05/22/2026
Colorado’s Business Climate Cannot Be Taken for Granted
Colorado is still living off its historic advantages: talented people, strong communities, natural resources, agriculture, aerospace, energy, tourism, research institutions, and a quality of life that has drawn families and businesses here for generations. But those advantages are not permanent. They can be weakened, and in too many cases, state policy is doing exactly that.
As the Ranking Member of the House Business Affairs and Labor Committee, I hear regularly from employers who are not asking for special treatment. They are asking for a fair chance to operate, hire, grow, and serve their communities without being buried under constantly changing mandates, reporting requirements, legal risks, wage rules, benefit expansions, and regulatory uncertainty.
That matters because small businesses are not a side issue in Colorado’s economy. They are roughly half of our job producers. They sponsor the local Little League team, donate to the county fair, keep the lights on downtown, and provide the first job for many young people. In rural and frontier Colorado, a small business is often more than a business. It may be the feed store, the repair shop, the café, the local contractor, the grocery store, or the only employer keeping a family in town.
To be fair, the 2026 legislative session did include some useful steps in the right direction.
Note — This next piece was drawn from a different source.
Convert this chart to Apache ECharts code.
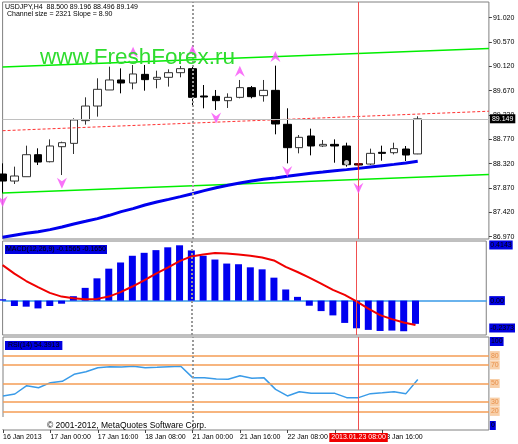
<!DOCTYPE html>
<html>
<head>
<meta charset="utf-8">
<style>
html, body { margin: 0; padding: 0; background: #fff; }
#chart { width: 518px; height: 444px; }
</style>
<script src="https://cdn.jsdelivr.net/npm/echarts@6/dist/echarts.min.js"></script>
</head>
<body>
<div id="chart"></div>
<script>
// one label every 4 H4 candles, the axis has 42 slots, 36 of them with data
var tickLabels = ['16 Jan 2013', '17 Jan 00:00', '17 Jan 16:00', '18 Jan 08:00', '21 Jan 00:00', '21 Jan 16:00', '22 Jan 08:00', '23 Jan 00:00', '23 Jan 16:00']
var slotCount = 42

// open, close, low, high
var candles = [
  [88.129, 87.999, 87.771, 88.326], [87.999, 88.092, 87.944, 88.265], [88.079, 88.486, 88.079, 88.653],
  [88.486, 88.350, 88.295, 88.604], [88.356, 88.647, 88.344, 88.770], [88.634, 88.708, 88.110, 88.727],
  [88.696, 89.128, 88.499, 89.159], [89.116, 89.386, 89.042, 89.547], [89.386, 89.695, 89.190, 89.899],
  [89.683, 89.868, 89.683, 90.114], [89.868, 89.812, 89.621, 90.083], [89.812, 89.979, 89.695, 90.145],
  [89.972, 89.874, 89.670, 90.145], [89.880, 89.917, 89.714, 90.040], [89.917, 90.003, 89.745, 90.065],
  [90.003, 90.077, 89.917, 90.127], [90.077, 89.547, 89.399, 90.114], [89.572, 89.553, 89.344, 89.775],
  [89.565, 89.485, 89.313, 89.683], [89.485, 89.547, 89.350, 89.621], [89.547, 89.726, 89.528, 89.868],
  [89.726, 89.559, 89.528, 89.757], [89.578, 89.676, 89.467, 89.868], [89.676, 89.054, 88.863, 90.133],
  [89.048, 88.616, 88.326, 89.344], [88.616, 88.807, 88.511, 88.850], [88.832, 88.647, 88.474, 88.968],
  [88.647, 88.677, 88.628, 88.758], [88.677, 88.647, 88.338, 88.770], [88.647, 88.301, 88.265, 88.708],
  [88.320, 88.295, 88.233, 88.326], [88.313, 88.511, 88.295, 88.598], [88.530, 88.511, 88.375, 88.653],
  [88.523, 88.598, 88.492, 88.708], [88.591, 88.480, 88.369, 88.647], [88.500, 89.149, 88.496, 89.196],
]
var movingAvg = [
  86.958, 86.995, 87.032, 87.063, 87.100, 87.150, 87.205, 87.254, 87.304, 87.365, 87.433, 87.488,
  87.556, 87.611, 87.660, 87.710, 87.765, 87.821, 87.876, 87.920, 87.963, 88.000, 88.031, 88.056,
  88.086, 88.117, 88.142, 88.166, 88.191, 88.210, 88.233, 88.258, 88.283, 88.307, 88.332, 88.363,
]
// channel and middle line, value at first and last slot
var channelTop = [90.11, 90.45]
var channelBottom = [87.78, 88.12]
var channelMiddle = [88.93, 89.29]
var bidPrice = 89.149
var priceTicks = [86.97, 87.42, 87.87, 88.32, 88.77, 89.22, 89.67, 90.12, 90.57, 91.02]

// [slot, price]
var upArrows = [[11, 90.38], [16, 90.41], [20, 90.03], [23, 90.30]]
var downArrows = [[0, 87.62], [5, 87.96], [18, 89.165], [24, 88.175], [30, 87.865]]
var ringMarks = [[29, 88.344]]
var teeMarks = [[30, 88.27]]

var macdBars = [
  0.010, -0.040, -0.045, -0.058, -0.040, -0.023, 0.033, 0.095, 0.166, 0.238, 0.284, 0.334,
  0.356, 0.376, 0.397, 0.412, 0.374, 0.334, 0.306, 0.276, 0.271, 0.248, 0.233, 0.171,
  0.083, 0.028, -0.038, -0.078, -0.110, -0.166, -0.206, -0.218, -0.226, -0.223, -0.228, -0.173,
]
var macdSignal = [
  0.264, 0.201, 0.146, 0.100, 0.058, 0.030, 0.018, 0.010, 0.013, 0.030, 0.063, 0.105,
  0.151, 0.201, 0.246, 0.294, 0.329, 0.344, 0.354, 0.351, 0.344, 0.334, 0.321, 0.299,
  0.251, 0.213, 0.171, 0.126, 0.080, 0.043, -0.005, -0.060, -0.108, -0.138, -0.163, -0.181,
]
var macdTicks = [-0.2373, 0, 0.4143]

var rsiValues = [
  36.6, 38.7, 47.7, 45.5, 50.9, 52.3, 59.9, 62.7, 67.0, 68.1, 67.7, 68.5,
  67.0, 67.4, 68.1, 68.5, 56.3, 56.3, 54.8, 54.5, 58.4, 55.6, 56.3, 43.7,
  36.6, 41.2, 39.4, 39.4, 39.4, 34.8, 34.8, 39.1, 40.1, 41.2, 39.1, 54.39,
]
var rsiLevels = [20, 30, 50, 70, 80]
var rsiTicks = [0, 20, 30, 50, 70, 80, 100]

var separatorSlot = 16
var cursorSlot = 30
var cursorLabel = '2013.01.23 08:00'

var FONT = '"Liberation Sans", sans-serif'
var FRAME = '#808080'
var ORANGE = '#f49c54'
var BLUE_TAG = '#0000e0'

var categories = []
for (var i = 0; i < slotCount; i++) {
  categories.push(i % 4 === 0 && tickLabels[i / 4] ? tickLabels[i / 4] : '')
}

function vLines(cursorExtra) {
  return [
    { xAxis: separatorSlot, lineStyle: { color: '#999', type: 'dotted', width: 2 }, label: { show: false } },
    Object.assign({ xAxis: cursorSlot, lineStyle: { color: '#f05050', type: 'solid', width: 1 } }, cursorExtra || { label: { show: false } }),
  ]
}

function twoPoints(v) {
  return [[0, v[0]], [slotCount - 1, v[1]]]
}

function xAxisFor(gridIndex) {
  return {
    type: 'category',
    gridIndex: gridIndex,
    data: categories,
    boundaryGap: false,
    axisLine: { show: false },
    axisTick: { show: false },
    axisLabel: { show: false },
    splitLine: { show: false },
  }
}

var UP_PATH = 'path://M5 0 L10 12 L5 8 L0 12 Z'
var DOWN_PATH = 'path://M0 0 L5 4 L10 0 L5 12 Z'

var option = {
  backgroundColor: '#fff',
  animation: false,
  textStyle: { fontFamily: FONT },
  grid: [
    { left: 2.6, right: 29.1, top: 2, height: 237, show: true, borderColor: FRAME, borderWidth: 1, backgroundColor: '#fff' },
    { left: 2.6, right: 29.1, top: 241, height: 94, show: true, borderColor: FRAME, borderWidth: 1, backgroundColor: '#fff' },
    { left: 2.6, right: 29.1, top: 337, height: 93, show: true, borderColor: FRAME, borderWidth: 1, backgroundColor: '#fff' },
  ],
  xAxis: [
    xAxisFor(0),
    Object.assign(xAxisFor(1), {
      axisLine: { show: true, onZero: true, lineStyle: { color: '#3a9be8', width: 1.5 } },
    }),
    Object.assign(xAxisFor(2), {
      axisTick: {
        show: true,
        length: 3,
        lineStyle: { color: '#444' },
        interval: function (i) { return i % 4 === 0 && i < 36 },
      },
      axisLabel: {
        show: true,
        interval: 0,
        align: 'left',
        margin: 4,
        color: '#000',
        fontSize: 7,
        fontFamily: FONT,
      },
    }),
  ],
  yAxis: [
    {
      type: 'value',
      gridIndex: 0,
      position: 'right',
      min: 86.927,
      max: 91.31,
      splitLine: { show: false },
      axisLine: { show: false },
      axisTick: { show: true, length: 3, customValues: priceTicks, lineStyle: { color: '#444' } },
      axisLabel: {
        color: '#000',
        fontSize: 7,
        margin: 4,
        customValues: priceTicks,
        formatter: function (v) { return v.toFixed(3) },
      },
    },
    {
      type: 'value',
      gridIndex: 1,
      position: 'right',
      min: -0.256,
      max: 0.444,
      splitLine: { show: false },
      axisLine: { show: false },
      axisTick: { show: false },
      axisLabel: {
        color: '#000',
        fontSize: 7,
        margin: 3,
        backgroundColor: BLUE_TAG,
        padding: [1, 1],
        verticalAlignMinLabel: 'bottom',
        customValues: macdTicks,
        formatter: function (v) { return v === 0 ? '0.00' : v.toFixed(4) },
      },
    },
    {
      type: 'value',
      gridIndex: 2,
      position: 'right',
      min: 0,
      max: 100,
      splitLine: { show: false },
      axisLine: { show: false },
      axisTick: { show: false },
      axisLabel: {
        fontSize: 7,
        margin: 1,
        verticalAlignMaxLabel: 'top',
        verticalAlignMinLabel: 'bottom',
        customValues: rsiTicks,
        formatter: function (v) {
          return v === 100 || v === 0 ? '{tag|' + v + '}' : '{lvl|' + v + '}'
        },
        rich: {
          tag: { backgroundColor: BLUE_TAG, color: '#000', fontSize: 7, padding: [1, 1] },
          lvl: { backgroundColor: '#f8cfa8', color: '#e8904a', fontSize: 7, padding: [1, 1] },
        },
      },
    },
  ],
  series: [
    {
      type: 'candlestick',
      xAxisIndex: 0,
      yAxisIndex: 0,
      data: candles,
      barWidth: 8,
      itemStyle: { color: '#fff', color0: '#000', borderColor: '#333', borderColor0: '#000', borderWidth: 1 },
      markLine: {
        silent: true,
        symbol: 'none',
        animation: false,
        label: { show: false },
        data: vLines().concat([
          {
            yAxis: bidPrice,
            lineStyle: { color: '#c0c0c0', type: 'solid', width: 1 },
            label: {
              show: true,
              position: 'end',
              distance: 1,
              formatter: bidPrice.toFixed(3),
              color: '#fff',
              backgroundColor: '#000',
              fontSize: 7,
              padding: [1, 2],
            },
          },
        ]),
      },
    },
    {
      type: 'line',
      xAxisIndex: 0,
      yAxisIndex: 0,
      data: twoPoints(channelTop),
      symbol: 'none',
      lineStyle: { color: '#00ee00', width: 1.5 },
    },
    {
      type: 'line',
      xAxisIndex: 0,
      yAxisIndex: 0,
      data: twoPoints(channelBottom),
      symbol: 'none',
      lineStyle: { color: '#00ee00', width: 1.5 },
    },
    {
      type: 'line',
      xAxisIndex: 0,
      yAxisIndex: 0,
      data: twoPoints(channelMiddle),
      symbol: 'none',
      lineStyle: { color: '#ff3030', width: 1, type: [3, 2] },
    },
    {
      type: 'line',
      xAxisIndex: 0,
      yAxisIndex: 0,
      data: movingAvg,
      symbol: 'none',
      z: 4,
      lineStyle: { color: '#0000ee', width: 3 },
    },
    {
      type: 'scatter',
      xAxisIndex: 0,
      yAxisIndex: 0,
      data: upArrows,
      symbol: UP_PATH,
      symbolSize: [10, 11],
      z: 5,
      itemStyle: { color: '#f850f8' },
    },
    {
      type: 'scatter',
      xAxisIndex: 0,
      yAxisIndex: 0,
      data: downArrows,
      symbol: DOWN_PATH,
      symbolSize: [10, 11],
      z: 5,
      itemStyle: { color: '#f850f8' },
    },
    {
      type: 'scatter',
      xAxisIndex: 0,
      yAxisIndex: 0,
      data: ringMarks,
      symbol: 'emptyCircle',
      symbolSize: 5,
      z: 6,
      itemStyle: { color: 'transparent', borderColor: '#e00000', borderWidth: 1.5 },
    },
    {
      type: 'scatter',
      xAxisIndex: 0,
      yAxisIndex: 0,
      data: teeMarks,
      symbol: 'path://M0 0 L10 0 L10 2 L6 2 L6 10 L4 10 L4 2 L0 2 Z',
      symbolSize: [7, 6],
      z: 6,
      itemStyle: { color: '#e00000' },
    },
    {
      type: 'bar',
      xAxisIndex: 1,
      yAxisIndex: 1,
      data: macdBars,
      barWidth: 7,
      itemStyle: { color: '#0000f0' },
    },
    {
      type: 'line',
      xAxisIndex: 1,
      yAxisIndex: 1,
      data: macdSignal,
      symbol: 'none',
      z: 4,
      lineStyle: { color: '#f00000', width: 2 },
      markLine: { silent: true, symbol: 'none', animation: false, label: { show: false }, data: vLines() },
    },
    {
      type: 'line',
      xAxisIndex: 2,
      yAxisIndex: 2,
      data: rsiValues,
      symbol: 'none',
      z: 4,
      lineStyle: { color: '#3a9be8', width: 1.5 },
      markLine: {
        silent: true,
        symbol: 'none',
        animation: false,
        precision: 0,
        label: { show: false },
        data: rsiLevels
          .map(function (v) {
            return { yAxis: v, lineStyle: { color: ORANGE, type: 'solid', width: 1.5 }, label: { show: false } }
          })
          .concat(
            vLines({
              label: {
                show: true,
                position: 'start',
                distance: 3,
                formatter: cursorLabel,
                color: '#fff',
                backgroundColor: '#f00000',
                fontSize: 7,
                padding: [1, 2],
              },
            })
          ),
      },
    },
  ],
  graphic: [
    {
      type: 'text',
      z: 10,
      left: 5,
      top: 3.5,
      style: { text: 'USDJPY,H4  88.500 89.196 88.496 89.149', fill: '#000', font: '7px ' + FONT },
    },
    {
      type: 'text',
      z: 10,
      left: 7,
      top: 11,
      style: { text: 'Channel size = 2321 Slope = 8.90', fill: '#000', font: '7px ' + FONT },
    },
    {
      type: 'text',
      z: 10,
      left: 40,
      top: 46,
      style: { text: 'www.FreshForex.ru', fill: '#2fdc2f', font: '22.5px ' + FONT },
    },
    {
      type: 'text',
      z: 10,
      left: 5,
      top: 245,
      style: { text: 'MACD(12,26,9) -0.1565 -0.1650', fill: '#000', backgroundColor: BLUE_TAG, font: '7px ' + FONT, padding: [1, 1] },
    },
    {
      type: 'text',
      z: 10,
      left: 5,
      top: 341,
      style: { text: 'RSI(14) 54.3913', fill: '#000', backgroundColor: BLUE_TAG, font: '7px ' + FONT, padding: [1, 3] },
    },
    {
      type: 'rect',
      z: 9,
      shape: { x: 0, y: 417, width: 8, height: 12 },
      style: { fill: '#fff' },
    },
    {
      type: 'text',
      z: 10,
      left: 47,
      top: 421,
      style: { text: '\u00a9 2001-2012, MetaQuotes Software Corp.', fill: '#000', font: '8.5px ' + FONT },
    },
  ],
}

var chart = echarts.init(document.getElementById('chart'), null, { renderer: 'canvas' })
chart.setOption(option)
</script>
</body>
</html>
Measures to reduce administrative burdens, streamline certain health-care rules, modernize CPA certification pathways, preserve job-growth incentives, support small-business recovery loans, address child-care capacity, and reduce certain payment-card fees all show that regulatory relief is possible when policymakers listen to job creators. Those efforts deserve recognition.
But targeted relief does not erase the larger trend. For years, Colorado has layered new costs and compliance obligations onto employers: paid leave requirements, wage and hour penalties, pay-transparency rules, harassment liability changes, privacy and AI regulations, deceptive-trade-practice expansions, and sector-specific mandates. Each one may be defended in isolation. Together, they create a stack of burdens that small businesses are least able to absorb.
When state government adds cost after cost, it may look minor from Denver. On Main Street, it can mean one less employee, shorter hours, higher prices, delayed expansion, or a closed storefront. Rural businesses cannot always absorb these costs, and they cannot simply relocate across town to a larger market.
Colorado does not need to choose between workers and employers. We need a climate where both can succeed. That starts by recognizing that every new mandate has a real-world cost, and that a healthy business environment is essential to keeping our communities, especially our rural communities, alive and strong.